Alkalai was one of those great journeyman actors who become their characters, yet always let their own souls peep through.
By HELEN KAYE
This June, Moscu and Rodika Alkalai would have celebrated their 50th wedding anniversary. Instead, as long-time friend Sandor Mazor said last Wednesday at the Cameri theater where his body lay in state, "Moscu, you died on April Fools Day. We were the losers and nobody laughed."
Alkalai was a character actor to his marrow - one of those great journeyman actors who become their characters, yet always let their own souls peep through. His stage, film, and TV career spanned 40 years, and for most of those years he was also a passionate and hard-working advocate for Israeli creativity and actors' rights.
Born in Romania, Alkalai immigrated in 1962 and joined Habimah in 1975. Until his retirement in 1996, he played scores of roles, the last being Cyrano de Bergerac. He was in Twelfth Night, Beggars Opera, The Good Woman of Szechuan, Philomena, Salah Shabbati, Ghosts with Gila Almagor, The Magician of Brooklyn and The Spotted Tiger, to name just a few.

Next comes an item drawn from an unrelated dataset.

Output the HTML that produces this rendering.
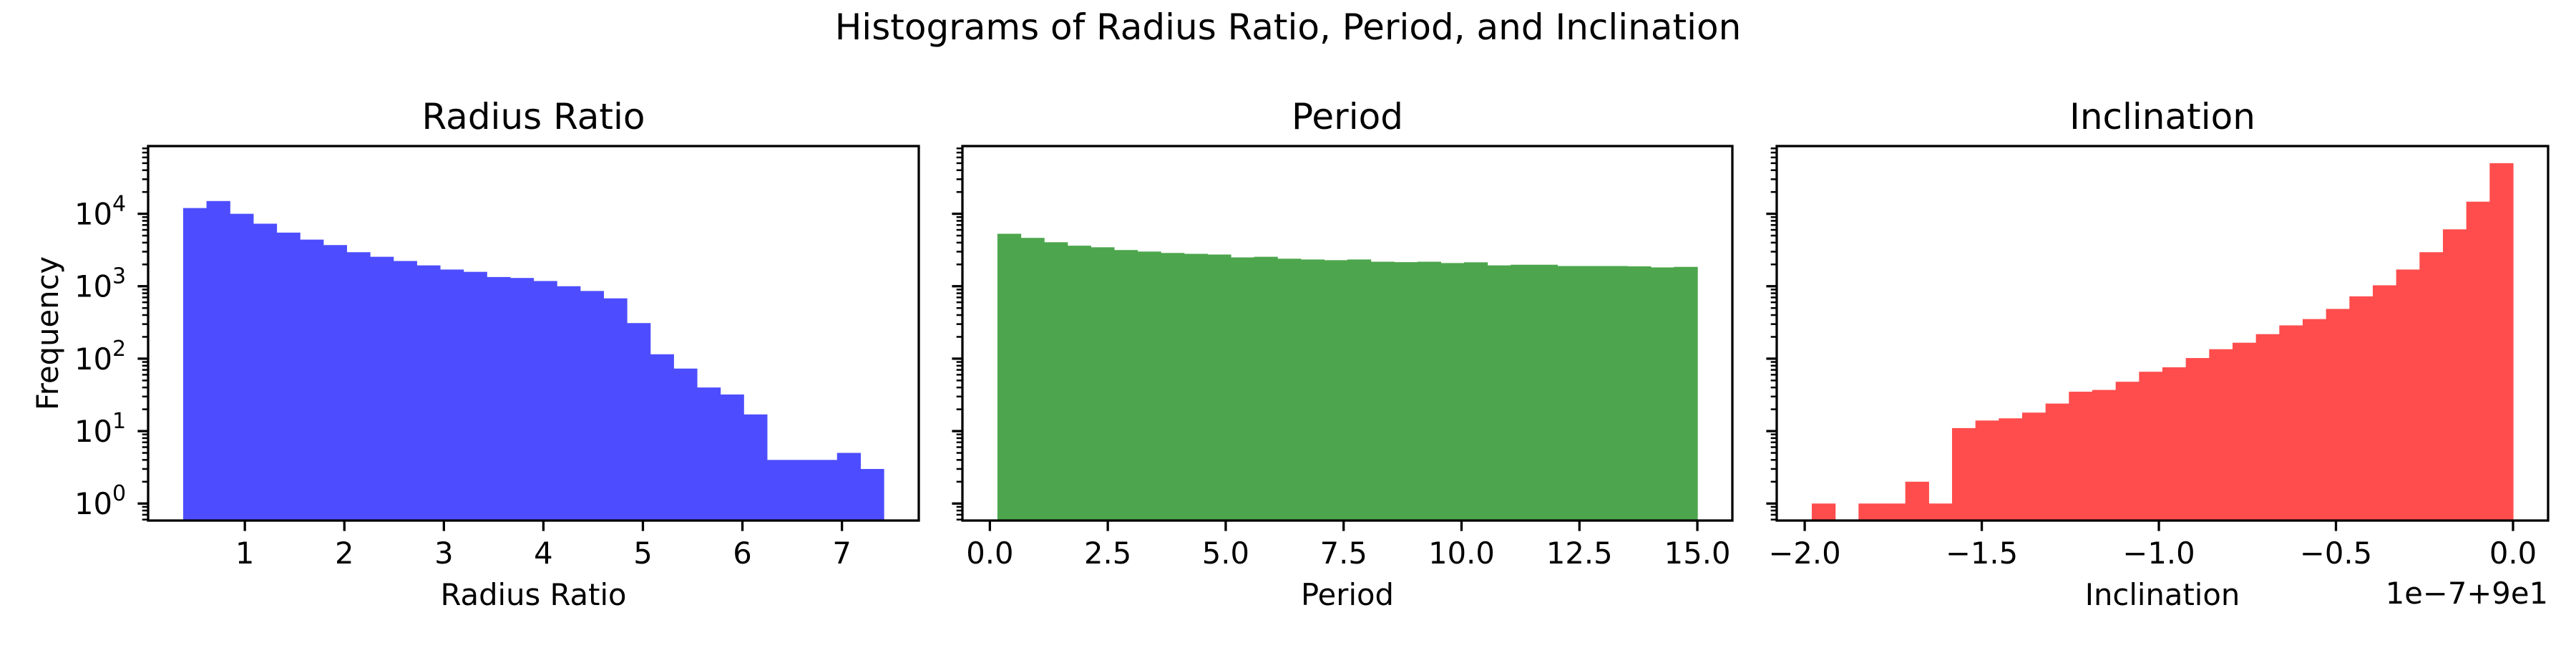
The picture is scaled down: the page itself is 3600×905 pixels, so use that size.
<!DOCTYPE html>
<html><head><meta charset="utf-8"><style>
html,body{margin:0;padding:0;background:#fff;}
svg text{font-family:"DejaVu Sans","Liberation Sans",sans-serif;fill:#000;}
</style></head><body>
<svg id="fig" xmlns="http://www.w3.org/2000/svg" width="3600" height="900" viewBox="0 0 3600 900">
<rect width="3600" height="900" fill="#fff"/>
<text x="1800" y="55" font-size="50" text-anchor="middle">Histograms of Radius Ratio, Period, and Inclination</text>
</svg>
<script>
// ---- data ----
const radiusRange = [0.38, 7.42];
const radiusCounts = [12000,15000,10000,7300,5500,4400,3700,2950,2550,2230,1940,1700,1580,1340,1300,1180,1000,860,680,310,115,73,40,32,17,4,4,4,5,3];
const radiusTicks = [1,2,3,4,5,6,7];
const radiusTickLabels = ["1","2","3","4","5","6","7"];

const periodRange = [0.16, 15.0];
const periodCounts = [5300,4650,4050,3630,3450,3160,3010,2880,2800,2740,2500,2550,2400,2340,2290,2340,2180,2150,2180,2090,2140,1940,1980,1980,1900,1900,1900,1880,1820,1850];
const periodTicks = [0,2.5,5,7.5,10,12.5,15];
const periodTickLabels = ["0.0","2.5","5.0","7.5","10.0","12.5","15.0"];

const inclRange = [-1.98, 0.0];
const inclCounts = [1,0,1,1,2,1,11,14,15,18,24,35,37,48,66,76,102,135,166,218,288,352,486,725,1030,1700,2950,6100,14700,50000];
const inclTicks = [-2,-1.5,-1,-0.5,0];
const inclTickLabels = ["\u22122.0","\u22121.5","\u22121.0","\u22120.5","0.0"];

const yDecades = [0,1,2,3,4];

// ---- layout ----
const NS = "http://www.w3.org/2000/svg";
const svg = document.getElementById('fig');
const top_ = 204, bot = 727;
const yMinLog = -0.235, yMaxLog = 4.935;
function yScale(v){ return bot - (Math.log10(v) - yMinLog) / (yMaxLog - yMinLog) * (bot - top_); }
function mk(tag, attrs, parent){ const e = document.createElementNS(NS, tag); for (const k in attrs) e.setAttribute(k, attrs[k]); (parent||svg).appendChild(e); return e; }

const panels = [
  {name:'radius', left:207, right:1284, range:radiusRange, counts:radiusCounts, ticks:radiusTicks, labels:radiusTickLabels, color:'#4d4dff', title:'Radius Ratio', xlabel:'Radius Ratio', ylab:true},
  {name:'period', left:1345, right:2421, range:periodRange, counts:periodCounts, ticks:periodTicks, labels:periodTickLabels, color:'#4da64d', title:'Period', xlabel:'Period', ylab:false},
  {name:'inclination', left:2483, right:3561, range:inclRange, counts:inclCounts, ticks:inclTicks, labels:inclTickLabels, color:'#ff4d4d', title:'Inclination', xlabel:'Inclination', ylab:false, offset:'1e\u22127+9e1'}
];

panels.forEach(p => {
  const g = mk('g', {});
  
  
  const span = p.range[1] - p.range[0];
  const xmin = p.range[0] - 0.05 * span, xmax = p.range[1] + 0.05 * span;
  const xs = v => p.left + (v - xmin) / (xmax - xmin) * (p.right - p.left);
  const n = p.counts.length, w = span / n;
  // bars
  p.counts.forEach((c, i) => {
    if (c <= 0) return;
    const x0 = xs(p.range[0] + i * w), x1 = xs(p.range[0] + (i + 1) * w);
    const y = yScale(c);
    const r = mk('rect', {x:x0, y:y, width:x1 - x0 + 0.6, height:bot - y, fill:p.color}, g);
    
    
  });
  // frame
  const fr = mk('rect', {x:p.left, y:top_, width:p.right - p.left, height:bot - top_, fill:'none', stroke:'#000', 'stroke-width':3.3}, g);
  
  
  // x ticks
  p.ticks.forEach((t, i) => {
    const x = xs(t);
    mk('line', {x1:x, x2:x, y1:bot, y2:bot + 14.6, stroke:'#000', 'stroke-width':3.3}, g);
    const tl = mk('text', {x:x, y:bot + 60, 'font-size':41.7, 'text-anchor':'middle'}, g);
    
    
    tl.textContent = p.labels[i];
  });
  // y ticks (log)
  for (let d = -1; d <= 5; d++) {
    for (let m = 1; m <= 9; m++) {
      const v = m * Math.pow(10, d);
      const y = yScale(v);
      if (y < top_ - 0.5 || y > bot + 0.5) continue;
      const major = m === 1;
      mk('line', {x1:p.left - (major ? 14.6 : 8.3), x2:p.left, y1:y, y2:y, stroke:'#000', 'stroke-width': major ? 3.3 : 2.5}, g);
    }
  }
  if (p.ylab) {
    yDecades.forEach(d => {
      const y = yScale(Math.pow(10, d));
      const tl = mk('text', {x:p.left - 50, y:y + 15, 'font-size':41.7, 'text-anchor':'end'}, g);
      
      
      tl.textContent = '10';
      const sp = mk('text', {x:p.left - 50, y:y - 4, 'font-size':30, 'text-anchor':'start'}, g);
      
      
      sp.textContent = String(d);
    });
    const yl = mk('text', {x:0, y:0, 'font-size':41.7, 'text-anchor':'middle', transform:'translate(81,' + ((top_ + bot) / 2) + ') rotate(-90)'}, g);
    
    
    yl.textContent = 'Frequency';
  }
  const tt = mk('text', {x:(p.left + p.right) / 2, y:180, 'font-size':50, 'text-anchor':'middle'}, g);
  
  
  tt.textContent = p.title;
  const xl = mk('text', {x:(p.left + p.right) / 2, y:845, 'font-size':41.7, 'text-anchor':'middle'}, g);
  
  
  xl.textContent = p.xlabel;
  if (p.offset) {
    const ot = mk('text', {x:p.right, y:843, 'font-size':41.7, 'text-anchor':'end'}, g);
    
    
    ot.textContent = p.offset;
  }
});
</script>
</body></html>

"Spotted Tiger was my first show at Habimah," recalls Idit Tepperson, "and Moscu was so sweet to me. The show was a hit, and we took it abroad to Moscow and Berlin."
Miki Kamm recalls him in Cabaret, saying "he was an easy man to love."

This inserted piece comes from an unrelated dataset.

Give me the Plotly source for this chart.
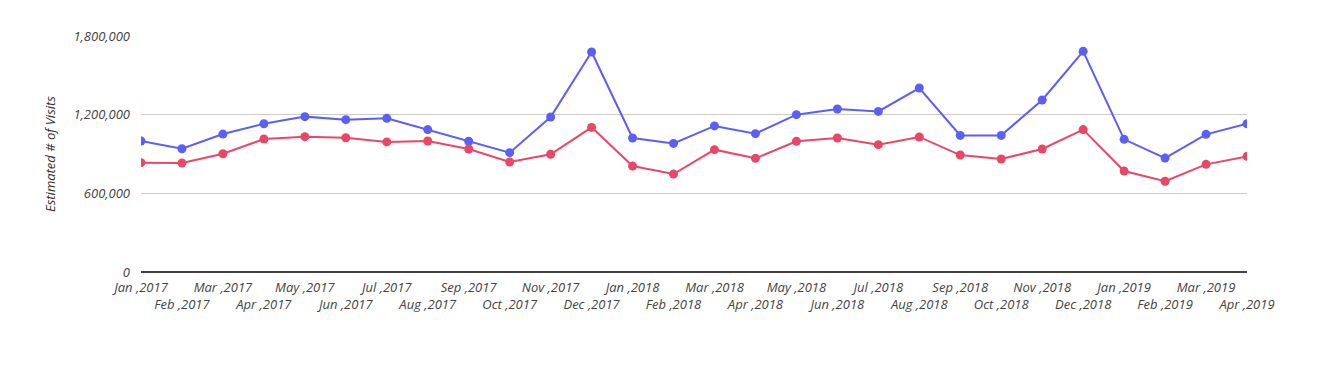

Orna Porat, who directed him in The Diary of Anne Frank at the Children's and Youth Theater, also played with him in Blood Wedding. "He was a wonderful stage partner," she says, "and his sense of humor enlivened rehearsals."
Leah Kenig says their professional friendship began in Bucharest "when we were young and beautiful. We worked in different theaters but met at a festival in 1957. I got a prize, and he got a prize. He was a character actor even then. When he joined Habimah I was doing Mother Courage, and he got a small role in that. We've done a lot of plays together. It's not simple. You're together on stage for so many years, and he was a good actor, a very good actor, passionate about his craft."

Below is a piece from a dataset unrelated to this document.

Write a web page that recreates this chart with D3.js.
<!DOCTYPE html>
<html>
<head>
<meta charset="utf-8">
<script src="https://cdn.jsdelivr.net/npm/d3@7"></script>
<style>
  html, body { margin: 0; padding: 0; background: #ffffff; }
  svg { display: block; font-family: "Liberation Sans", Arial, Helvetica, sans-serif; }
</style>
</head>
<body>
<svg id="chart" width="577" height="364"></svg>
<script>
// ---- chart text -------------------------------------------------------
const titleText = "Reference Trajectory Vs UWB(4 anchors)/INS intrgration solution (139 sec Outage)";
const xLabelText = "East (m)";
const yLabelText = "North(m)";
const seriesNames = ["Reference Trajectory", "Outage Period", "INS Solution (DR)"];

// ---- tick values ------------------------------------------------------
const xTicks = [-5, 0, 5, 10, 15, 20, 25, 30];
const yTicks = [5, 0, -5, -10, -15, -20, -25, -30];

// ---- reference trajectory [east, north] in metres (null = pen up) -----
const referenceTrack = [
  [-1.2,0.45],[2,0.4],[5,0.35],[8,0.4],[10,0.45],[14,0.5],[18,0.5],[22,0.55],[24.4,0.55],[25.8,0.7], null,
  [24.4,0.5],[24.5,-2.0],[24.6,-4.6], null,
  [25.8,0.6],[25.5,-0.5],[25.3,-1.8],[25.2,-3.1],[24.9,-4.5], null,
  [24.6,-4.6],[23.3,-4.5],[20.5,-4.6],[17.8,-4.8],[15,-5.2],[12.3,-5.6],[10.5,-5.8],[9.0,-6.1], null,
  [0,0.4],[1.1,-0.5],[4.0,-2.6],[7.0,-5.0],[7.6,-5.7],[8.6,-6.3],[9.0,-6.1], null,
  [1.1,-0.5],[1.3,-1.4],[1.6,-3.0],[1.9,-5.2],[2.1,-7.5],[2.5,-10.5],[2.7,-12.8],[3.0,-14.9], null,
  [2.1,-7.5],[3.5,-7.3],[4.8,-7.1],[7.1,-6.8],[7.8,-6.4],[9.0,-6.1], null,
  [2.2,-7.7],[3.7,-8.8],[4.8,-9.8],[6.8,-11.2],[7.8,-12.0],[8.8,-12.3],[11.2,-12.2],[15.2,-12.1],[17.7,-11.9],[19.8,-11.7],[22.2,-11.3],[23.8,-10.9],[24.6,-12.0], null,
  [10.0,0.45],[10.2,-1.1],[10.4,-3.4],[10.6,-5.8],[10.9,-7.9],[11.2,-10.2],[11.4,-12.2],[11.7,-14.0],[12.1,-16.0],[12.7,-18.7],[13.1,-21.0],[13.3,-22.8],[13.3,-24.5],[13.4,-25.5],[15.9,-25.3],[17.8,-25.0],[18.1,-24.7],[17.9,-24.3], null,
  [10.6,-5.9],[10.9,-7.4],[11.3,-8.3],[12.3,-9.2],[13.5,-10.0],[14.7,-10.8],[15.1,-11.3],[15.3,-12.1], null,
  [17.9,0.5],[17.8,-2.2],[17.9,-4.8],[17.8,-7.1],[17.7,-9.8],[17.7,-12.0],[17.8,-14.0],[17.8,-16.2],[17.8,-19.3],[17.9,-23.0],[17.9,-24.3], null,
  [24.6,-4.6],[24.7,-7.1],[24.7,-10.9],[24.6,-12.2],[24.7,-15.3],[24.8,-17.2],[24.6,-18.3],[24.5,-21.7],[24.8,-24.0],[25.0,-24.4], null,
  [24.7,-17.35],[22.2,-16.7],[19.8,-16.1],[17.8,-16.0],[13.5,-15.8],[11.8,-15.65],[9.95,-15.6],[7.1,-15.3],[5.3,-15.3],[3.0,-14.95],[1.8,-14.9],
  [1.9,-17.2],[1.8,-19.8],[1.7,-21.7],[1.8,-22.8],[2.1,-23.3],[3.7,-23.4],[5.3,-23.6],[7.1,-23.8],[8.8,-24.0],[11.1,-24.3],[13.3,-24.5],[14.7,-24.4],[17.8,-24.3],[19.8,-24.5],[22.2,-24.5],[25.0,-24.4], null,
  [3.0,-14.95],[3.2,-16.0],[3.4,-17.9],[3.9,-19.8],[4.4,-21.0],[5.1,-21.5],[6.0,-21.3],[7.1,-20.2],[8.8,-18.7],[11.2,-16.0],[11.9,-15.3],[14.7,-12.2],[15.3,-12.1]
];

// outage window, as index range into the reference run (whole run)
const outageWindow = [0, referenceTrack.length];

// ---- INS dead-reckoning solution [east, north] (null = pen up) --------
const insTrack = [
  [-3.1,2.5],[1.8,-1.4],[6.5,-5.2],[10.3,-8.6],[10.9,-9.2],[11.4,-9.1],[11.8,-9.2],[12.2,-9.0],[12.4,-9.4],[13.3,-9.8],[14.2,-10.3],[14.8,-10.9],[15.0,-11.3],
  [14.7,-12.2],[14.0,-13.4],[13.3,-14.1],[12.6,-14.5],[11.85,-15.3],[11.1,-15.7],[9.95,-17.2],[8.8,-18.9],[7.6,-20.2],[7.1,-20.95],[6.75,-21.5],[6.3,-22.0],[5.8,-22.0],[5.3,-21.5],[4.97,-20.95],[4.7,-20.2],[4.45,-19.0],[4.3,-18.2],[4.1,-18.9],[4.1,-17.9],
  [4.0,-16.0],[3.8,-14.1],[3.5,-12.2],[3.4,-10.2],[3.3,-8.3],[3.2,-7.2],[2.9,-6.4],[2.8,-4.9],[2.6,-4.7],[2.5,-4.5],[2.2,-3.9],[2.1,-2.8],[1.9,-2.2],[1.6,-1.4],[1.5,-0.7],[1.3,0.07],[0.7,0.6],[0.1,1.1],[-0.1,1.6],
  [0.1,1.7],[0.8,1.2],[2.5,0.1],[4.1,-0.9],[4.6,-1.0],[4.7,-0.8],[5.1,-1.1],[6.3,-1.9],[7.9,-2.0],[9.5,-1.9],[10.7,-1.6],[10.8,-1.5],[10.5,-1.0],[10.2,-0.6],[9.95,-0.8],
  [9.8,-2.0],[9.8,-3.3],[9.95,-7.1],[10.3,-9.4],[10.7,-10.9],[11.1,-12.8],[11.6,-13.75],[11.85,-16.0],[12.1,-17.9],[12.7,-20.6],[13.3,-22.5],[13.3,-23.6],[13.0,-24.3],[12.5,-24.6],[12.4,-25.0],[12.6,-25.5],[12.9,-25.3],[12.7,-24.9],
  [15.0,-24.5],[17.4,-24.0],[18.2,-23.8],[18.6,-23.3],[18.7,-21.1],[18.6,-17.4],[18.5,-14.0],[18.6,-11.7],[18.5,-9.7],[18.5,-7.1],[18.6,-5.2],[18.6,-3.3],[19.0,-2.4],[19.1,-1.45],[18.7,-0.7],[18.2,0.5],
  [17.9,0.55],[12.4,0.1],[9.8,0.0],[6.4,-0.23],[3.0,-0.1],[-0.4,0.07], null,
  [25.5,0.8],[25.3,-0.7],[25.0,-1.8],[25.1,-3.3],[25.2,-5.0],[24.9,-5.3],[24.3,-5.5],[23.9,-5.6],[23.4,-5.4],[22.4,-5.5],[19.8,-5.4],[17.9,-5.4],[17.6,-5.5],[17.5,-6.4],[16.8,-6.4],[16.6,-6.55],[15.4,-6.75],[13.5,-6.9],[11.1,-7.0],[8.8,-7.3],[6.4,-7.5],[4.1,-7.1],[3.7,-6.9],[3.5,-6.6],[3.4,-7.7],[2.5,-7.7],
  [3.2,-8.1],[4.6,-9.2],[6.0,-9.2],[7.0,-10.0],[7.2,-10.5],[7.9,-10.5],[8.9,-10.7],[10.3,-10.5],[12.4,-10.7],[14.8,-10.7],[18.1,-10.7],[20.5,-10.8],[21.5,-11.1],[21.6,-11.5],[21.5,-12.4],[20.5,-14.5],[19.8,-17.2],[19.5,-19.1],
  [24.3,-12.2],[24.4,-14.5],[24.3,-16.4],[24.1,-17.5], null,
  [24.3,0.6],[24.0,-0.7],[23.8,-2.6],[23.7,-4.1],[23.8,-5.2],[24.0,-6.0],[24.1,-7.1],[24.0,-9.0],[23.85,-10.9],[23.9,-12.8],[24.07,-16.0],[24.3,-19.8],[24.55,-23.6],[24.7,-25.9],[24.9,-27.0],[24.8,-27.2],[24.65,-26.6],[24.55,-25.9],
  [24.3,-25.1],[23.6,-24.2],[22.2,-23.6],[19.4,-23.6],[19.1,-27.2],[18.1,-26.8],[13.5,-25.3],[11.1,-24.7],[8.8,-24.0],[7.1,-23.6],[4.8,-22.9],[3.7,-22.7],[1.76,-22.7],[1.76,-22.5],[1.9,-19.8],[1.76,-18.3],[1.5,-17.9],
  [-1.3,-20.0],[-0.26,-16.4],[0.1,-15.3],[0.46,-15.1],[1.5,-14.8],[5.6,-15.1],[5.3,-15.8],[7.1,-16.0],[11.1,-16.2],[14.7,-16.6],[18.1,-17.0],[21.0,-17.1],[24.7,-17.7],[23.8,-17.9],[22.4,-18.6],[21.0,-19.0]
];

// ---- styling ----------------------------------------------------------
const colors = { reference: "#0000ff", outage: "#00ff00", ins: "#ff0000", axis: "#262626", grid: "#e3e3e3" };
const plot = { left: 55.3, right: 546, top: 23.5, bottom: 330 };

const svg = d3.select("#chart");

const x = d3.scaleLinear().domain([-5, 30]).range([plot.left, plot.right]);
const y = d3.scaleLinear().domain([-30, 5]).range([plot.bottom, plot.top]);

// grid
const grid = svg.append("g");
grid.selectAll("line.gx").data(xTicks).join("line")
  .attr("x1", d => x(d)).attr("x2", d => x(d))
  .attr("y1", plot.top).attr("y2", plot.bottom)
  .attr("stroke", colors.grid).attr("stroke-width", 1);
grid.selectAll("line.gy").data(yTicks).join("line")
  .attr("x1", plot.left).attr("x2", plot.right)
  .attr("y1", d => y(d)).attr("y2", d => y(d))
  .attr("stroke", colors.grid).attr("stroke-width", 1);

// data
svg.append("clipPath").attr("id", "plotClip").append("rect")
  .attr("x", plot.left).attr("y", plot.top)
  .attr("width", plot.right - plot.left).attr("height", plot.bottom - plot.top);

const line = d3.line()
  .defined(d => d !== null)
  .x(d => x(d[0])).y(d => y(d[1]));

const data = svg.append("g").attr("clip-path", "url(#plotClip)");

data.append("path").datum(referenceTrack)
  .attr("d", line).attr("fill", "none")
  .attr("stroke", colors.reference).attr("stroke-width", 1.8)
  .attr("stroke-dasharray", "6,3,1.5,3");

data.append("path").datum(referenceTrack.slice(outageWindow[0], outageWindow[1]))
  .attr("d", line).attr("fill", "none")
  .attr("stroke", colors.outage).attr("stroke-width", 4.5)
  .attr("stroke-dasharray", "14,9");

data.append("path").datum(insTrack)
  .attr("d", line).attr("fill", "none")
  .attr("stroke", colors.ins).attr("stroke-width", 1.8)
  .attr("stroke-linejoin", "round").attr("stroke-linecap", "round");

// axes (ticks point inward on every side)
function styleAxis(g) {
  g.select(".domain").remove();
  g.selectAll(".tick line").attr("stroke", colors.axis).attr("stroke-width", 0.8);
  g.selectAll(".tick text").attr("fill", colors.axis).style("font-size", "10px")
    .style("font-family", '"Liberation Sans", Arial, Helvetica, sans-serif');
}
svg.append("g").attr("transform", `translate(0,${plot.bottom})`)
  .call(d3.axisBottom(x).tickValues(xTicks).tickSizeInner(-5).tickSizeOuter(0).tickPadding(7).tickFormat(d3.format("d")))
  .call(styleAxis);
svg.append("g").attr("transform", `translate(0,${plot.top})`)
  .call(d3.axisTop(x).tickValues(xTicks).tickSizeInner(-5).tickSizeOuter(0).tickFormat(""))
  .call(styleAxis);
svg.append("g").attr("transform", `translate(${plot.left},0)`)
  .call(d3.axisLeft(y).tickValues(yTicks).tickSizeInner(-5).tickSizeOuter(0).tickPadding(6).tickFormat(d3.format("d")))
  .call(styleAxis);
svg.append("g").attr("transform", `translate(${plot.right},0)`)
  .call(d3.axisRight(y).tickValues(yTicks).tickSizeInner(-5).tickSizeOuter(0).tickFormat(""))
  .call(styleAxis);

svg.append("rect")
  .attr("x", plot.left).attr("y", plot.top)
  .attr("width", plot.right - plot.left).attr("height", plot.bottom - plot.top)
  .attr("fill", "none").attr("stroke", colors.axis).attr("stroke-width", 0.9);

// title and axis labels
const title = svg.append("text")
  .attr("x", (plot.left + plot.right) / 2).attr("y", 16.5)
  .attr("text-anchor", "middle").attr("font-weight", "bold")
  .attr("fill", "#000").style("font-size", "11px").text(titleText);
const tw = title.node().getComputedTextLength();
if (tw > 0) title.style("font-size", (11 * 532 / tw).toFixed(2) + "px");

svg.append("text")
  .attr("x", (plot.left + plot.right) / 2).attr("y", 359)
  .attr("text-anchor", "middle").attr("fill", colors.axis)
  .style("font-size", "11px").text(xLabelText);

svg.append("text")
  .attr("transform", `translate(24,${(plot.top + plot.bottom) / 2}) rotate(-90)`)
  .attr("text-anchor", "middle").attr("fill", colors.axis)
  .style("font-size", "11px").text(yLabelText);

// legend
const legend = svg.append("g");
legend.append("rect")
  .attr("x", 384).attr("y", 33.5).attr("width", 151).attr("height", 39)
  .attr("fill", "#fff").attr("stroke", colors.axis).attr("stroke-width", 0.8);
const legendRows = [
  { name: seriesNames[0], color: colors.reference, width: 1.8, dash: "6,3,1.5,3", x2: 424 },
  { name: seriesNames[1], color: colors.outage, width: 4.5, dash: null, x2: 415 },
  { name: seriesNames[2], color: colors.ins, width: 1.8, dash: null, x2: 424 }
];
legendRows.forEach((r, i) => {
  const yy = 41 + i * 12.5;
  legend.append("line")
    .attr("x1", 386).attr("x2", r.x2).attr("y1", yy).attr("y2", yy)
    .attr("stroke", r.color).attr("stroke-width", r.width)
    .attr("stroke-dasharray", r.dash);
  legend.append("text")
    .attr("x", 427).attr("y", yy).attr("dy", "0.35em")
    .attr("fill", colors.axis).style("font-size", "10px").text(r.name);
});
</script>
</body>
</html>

One of the plays was Hanoch Levin's The Craft of Life which Alkalai translated into Romanian, and which they took on tour in their native country.
For many years Alkalai was chairman of the Actors Union (EMI) and was later appointed to the council of the Second TV Authority. At EMI he battled ceaselessly for actors rights, for better conditions, for professional respect and recognition. Recognizing the influence of TV on Israeli culture, he fought for original TV dramas, "and was an unswerving champion of Israeli creativity and a true fighter," said Second Authority head Menashe Samira.
Alkalai's last role was as the deliciously scene-stealing and slightly senile Grandpa Yechiel in Dolphins at Beit Lessin. Hadass Calderon, whom he took on his knees 20 years back in The Wizard of Oz when she was 12 and yearning to be an actress, played with him again in Dolphins.
At the Cameri last Wednesday, not far from tears, she summed him up.
"I went to visit him in the hospital after his second surgery. He laughed, and said 'You became an actress after all. Chrrrrrch!' and we talked, and then he said 'What a wonderful profession we have.'"
A wonderful profession indeed, and the poorer now without him.
Alkalai was buried April 2 at the Kiryat Shaul Cemetery. He is survived by his wife, Rodika, and their two sons, Ron and Shai.